Great point! One of the problems here is that people think that just knowing about something is going to give them the power but this is not the case. Rationality is a skillset like bicycle riding or playing chess and the only way to get good at it is by practicing a lot. You can read lots of books of chess and get great insights but when it comes down to actually playing at the board what matters is what you have internalized through practice.
Even worse, unlike your examples, rationality isn't a single, focussed "skillset", but a broad collection of barely related skills. Learning to avoid base rate neglect helps little if at all with avoiding honoring sunk costs which helps little with avoiding the narrative fallacy. You need to tackle them almost independently. That is one reason why I tend to emphasize the need to stop and think, when you can. Even if you have not mastered the particular fallacy that may be about to trip you up, you are more likely to notice a potential problem if you get in the habit of thinking through what you are doing.
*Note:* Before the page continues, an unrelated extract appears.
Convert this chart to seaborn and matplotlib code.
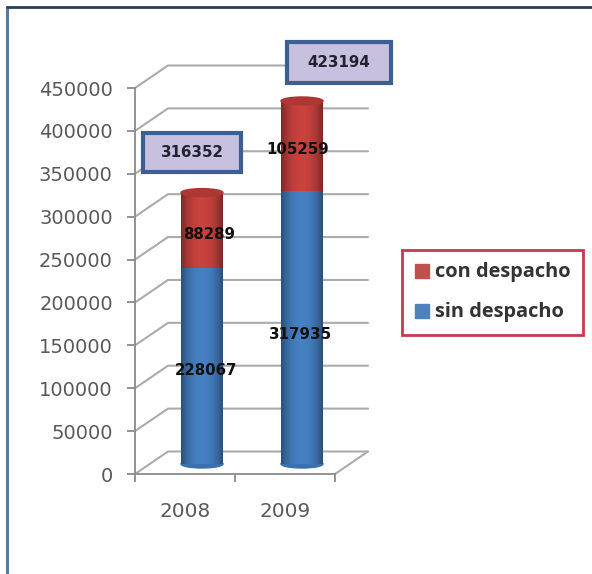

LW doesn't seem to have a discussion of the article Epiphany Addiction, by Chris at succeedsocially. First paragraph:
I like that article because it describes a dangerous failure mode of smart people. One example was the self-help blog of Phillip Eby (pjeby), where each new post seemed to bring new amazing insights, and after a while you became jaded. An even better, though controversial, example could be Eliezer's Sequences, if you view them as a series of epiphanies about AI research that didn't lead to much tangible progress. (Please don't make that statement the sole focus of discussion!)
The underlying problem seems to be that people get a rush of power from neat-sounding realizations, and mistake that feeling for actual power. I don't know any good remedy for that, but being aware of the problem could help.